● Brief
From the first line of the data below through the line bearing "(704,75) -- (cwR);", reproduce each line exactly; do not include pictures.

● Provided data
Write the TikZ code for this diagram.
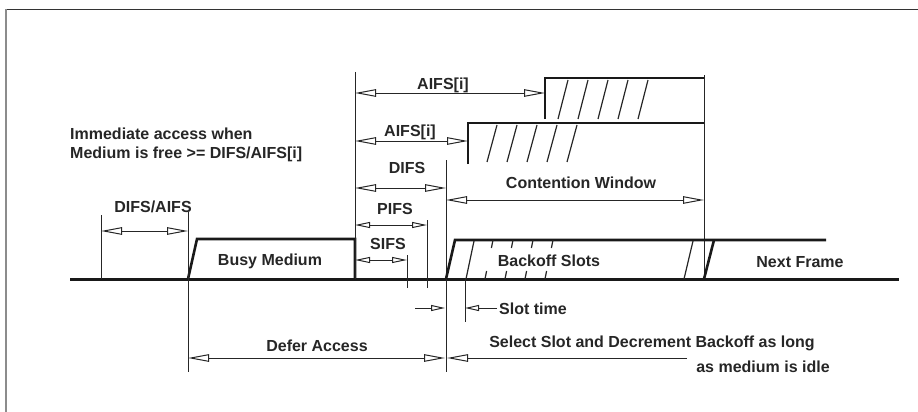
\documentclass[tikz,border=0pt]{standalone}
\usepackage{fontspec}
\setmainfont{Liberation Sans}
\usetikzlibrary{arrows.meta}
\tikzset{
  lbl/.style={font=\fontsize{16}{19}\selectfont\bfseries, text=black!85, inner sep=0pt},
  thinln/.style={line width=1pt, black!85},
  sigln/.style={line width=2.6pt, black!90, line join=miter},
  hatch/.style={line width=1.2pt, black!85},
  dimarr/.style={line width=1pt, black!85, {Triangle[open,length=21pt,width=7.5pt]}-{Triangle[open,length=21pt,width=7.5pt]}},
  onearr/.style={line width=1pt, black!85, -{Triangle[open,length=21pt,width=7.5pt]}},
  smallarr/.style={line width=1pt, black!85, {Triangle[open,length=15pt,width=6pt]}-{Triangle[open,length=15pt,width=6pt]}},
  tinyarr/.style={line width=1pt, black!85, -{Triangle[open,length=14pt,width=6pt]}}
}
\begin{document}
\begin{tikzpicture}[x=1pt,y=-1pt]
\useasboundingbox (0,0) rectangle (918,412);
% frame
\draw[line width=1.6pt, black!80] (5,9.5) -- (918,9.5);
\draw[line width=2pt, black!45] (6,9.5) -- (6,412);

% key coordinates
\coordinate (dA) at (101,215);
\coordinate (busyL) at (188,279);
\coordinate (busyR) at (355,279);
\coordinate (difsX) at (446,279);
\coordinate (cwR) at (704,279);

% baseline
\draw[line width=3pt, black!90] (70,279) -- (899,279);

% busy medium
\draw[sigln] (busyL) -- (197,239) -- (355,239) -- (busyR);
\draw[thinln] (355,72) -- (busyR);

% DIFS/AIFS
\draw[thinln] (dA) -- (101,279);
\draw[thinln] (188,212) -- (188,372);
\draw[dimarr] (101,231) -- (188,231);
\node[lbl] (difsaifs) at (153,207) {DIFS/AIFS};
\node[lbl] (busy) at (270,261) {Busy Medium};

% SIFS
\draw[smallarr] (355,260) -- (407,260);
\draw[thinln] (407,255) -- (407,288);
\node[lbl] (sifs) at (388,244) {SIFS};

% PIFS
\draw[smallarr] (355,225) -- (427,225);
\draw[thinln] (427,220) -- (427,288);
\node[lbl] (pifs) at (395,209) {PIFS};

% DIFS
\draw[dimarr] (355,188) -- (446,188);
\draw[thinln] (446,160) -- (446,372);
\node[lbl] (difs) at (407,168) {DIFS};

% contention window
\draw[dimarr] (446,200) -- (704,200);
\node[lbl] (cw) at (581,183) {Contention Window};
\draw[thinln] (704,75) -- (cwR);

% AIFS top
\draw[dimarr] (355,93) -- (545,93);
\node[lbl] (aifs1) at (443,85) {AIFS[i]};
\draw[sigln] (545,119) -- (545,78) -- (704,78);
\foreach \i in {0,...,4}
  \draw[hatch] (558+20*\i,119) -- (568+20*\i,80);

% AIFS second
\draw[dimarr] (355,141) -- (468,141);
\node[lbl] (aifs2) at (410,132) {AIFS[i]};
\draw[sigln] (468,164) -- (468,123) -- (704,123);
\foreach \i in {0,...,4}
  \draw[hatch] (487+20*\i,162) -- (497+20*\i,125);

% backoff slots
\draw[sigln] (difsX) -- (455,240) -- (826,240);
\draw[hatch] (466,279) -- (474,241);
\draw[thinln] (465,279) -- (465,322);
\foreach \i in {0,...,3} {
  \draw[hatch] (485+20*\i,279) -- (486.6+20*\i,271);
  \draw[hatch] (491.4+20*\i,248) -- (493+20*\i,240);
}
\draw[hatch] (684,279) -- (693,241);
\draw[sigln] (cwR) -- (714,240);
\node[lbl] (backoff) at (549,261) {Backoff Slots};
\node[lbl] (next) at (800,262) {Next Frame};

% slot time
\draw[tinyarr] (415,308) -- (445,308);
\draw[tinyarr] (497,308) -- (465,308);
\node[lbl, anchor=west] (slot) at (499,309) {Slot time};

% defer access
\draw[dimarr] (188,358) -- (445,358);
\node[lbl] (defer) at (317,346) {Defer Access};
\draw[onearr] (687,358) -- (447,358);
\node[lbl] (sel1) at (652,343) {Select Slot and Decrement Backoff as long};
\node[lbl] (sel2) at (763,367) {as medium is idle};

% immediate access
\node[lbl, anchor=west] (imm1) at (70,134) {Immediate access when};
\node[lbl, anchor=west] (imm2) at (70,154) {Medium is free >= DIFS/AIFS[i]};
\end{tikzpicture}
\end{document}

● Answer to the exercise
Write the TikZ code for this diagram.
\documentclass[tikz,border=0pt]{standalone}
\usepackage{fontspec}
\setmainfont{Liberation Sans}
\usetikzlibrary{arrows.meta}
\tikzset{
  lbl/.style={font=\fontsize{16}{19}\selectfont\bfseries, text=black!85, inner sep=0pt},
  thinln/.style={line width=1pt, black!85},
  sigln/.style={line width=2.6pt, black!90, line join=miter},
  hatch/.style={line width=1.2pt, black!85},
  dimarr/.style={line width=1pt, black!85, {Triangle[open,length=21pt,width=7.5pt]}-{Triangle[open,length=21pt,width=7.5pt]}},
  onearr/.style={line width=1pt, black!85, -{Triangle[open,length=21pt,width=7.5pt]}},
  smallarr/.style={line width=1pt, black!85, {Triangle[open,length=15pt,width=6pt]}-{Triangle[open,length=15pt,width=6pt]}},
  tinyarr/.style={line width=1pt, black!85, -{Triangle[open,length=14pt,width=6pt]}}
}
\begin{document}
\begin{tikzpicture}[x=1pt,y=-1pt]
\useasboundingbox (0,0) rectangle (918,412);
% frame
\draw[line width=1.6pt, black!80] (5,9.5) -- (918,9.5);
\draw[line width=2pt, black!45] (6,9.5) -- (6,412);

% key coordinates
\coordinate (dA) at (101,215);
\coordinate (busyL) at (188,279);
\coordinate (busyR) at (355,279);
\coordinate (difsX) at (446,279);
\coordinate (cwR) at (704,279);

% baseline
\draw[line width=3pt, black!90] (70,279) -- (899,279);

% busy medium
\draw[sigln] (busyL) -- (197,239) -- (355,239) -- (busyR);
\draw[thinln] (355,72) -- (busyR);

% DIFS/AIFS
\draw[thinln] (dA) -- (101,279);
\draw[thinln] (188,212) -- (188,372);
\draw[dimarr] (101,231) -- (188,231);
\node[lbl] (difsaifs) at (153,207) {DIFS/AIFS};
\node[lbl] (busy) at (270,261) {Busy Medium};

% SIFS
\draw[smallarr] (355,260) -- (407,260);
\draw[thinln] (407,255) -- (407,288);
\node[lbl] (sifs) at (388,244) {SIFS};

% PIFS
\draw[smallarr] (355,225) -- (427,225);
\draw[thinln] (427,220) -- (427,288);
\node[lbl] (pifs) at (395,209) {PIFS};

% DIFS
\draw[dimarr] (355,188) -- (446,188);
\draw[thinln] (446,160) -- (446,372);
\node[lbl] (difs) at (407,168) {DIFS};

% contention window
\draw[dimarr] (446,200) -- (704,200);
\node[lbl] (cw) at (581,183) {Contention Window};
\draw[thinln] (704,75) -- (cwR);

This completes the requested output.